Keech drops a futuristic knife and James grabs it, slashing Keech's leg. Keech accidentally knocks James off of the roof and shoots Louis in the chest. Keech disappears as James dies from the fall.

Louis drives home. Since James died at age 11 he never became Keech, the serial killer. Each victim is shown alive including James, back with his mother again.

==Cast==
- Cuba Gooding Jr. as Louis Hicks
- Neal McDonough as Keech
- Nicki Aycox as Polly
- Austin Abrams as James
- Yancey Arias as Detective Ed Beker
- Dane Rhodes as Detective Gordon
- Danielle Nicolet as Gina Hicks
- Adrianne Frost as Vicki Ihrling
- Edrick Browne as Detective Maddox
- Veronica Berry as Felicia Carson
- Shanna Forrestall as Kayla Pierce
- James DuMont as Zoo Guard
- Angelena Swords Brocato as Shelly
- Ross Britz as Rookie Cop
- Michael Dardant as Magician

==Production==
It is set and filmed in Baton Rouge, Louisiana on February 7 and April 1, 2010.

==Reception==
Ticking Clock has received negative reviews from critics.

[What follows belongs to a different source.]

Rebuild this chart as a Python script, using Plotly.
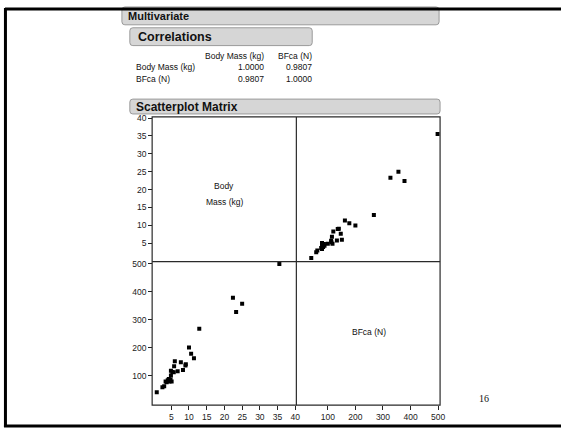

On Dread Central, "The Foywonder" rated it 2/5 "blood-stained knives", saying that it was a "fairly iffy serial killer thriller with a few decent moments and an intriguing but otherwise underdeveloped conceit behind its killer's modus operandi; the insulting ending left me wishing I could have turned the clock back and gotten those 100 minutes back." On DVD Talk, Rohit Rao negatively reviewed the film, writing "once you have accepted that you can predict exactly where the film is going, the proceedings are still watchable but far less exciting."

==Home media==
DVD was released in Region 1 in the United States on January 4, 2011, and also Region 2 in the United Kingdom on 10 January 2011, it was distributed by Sony Pictures Home Entertainment.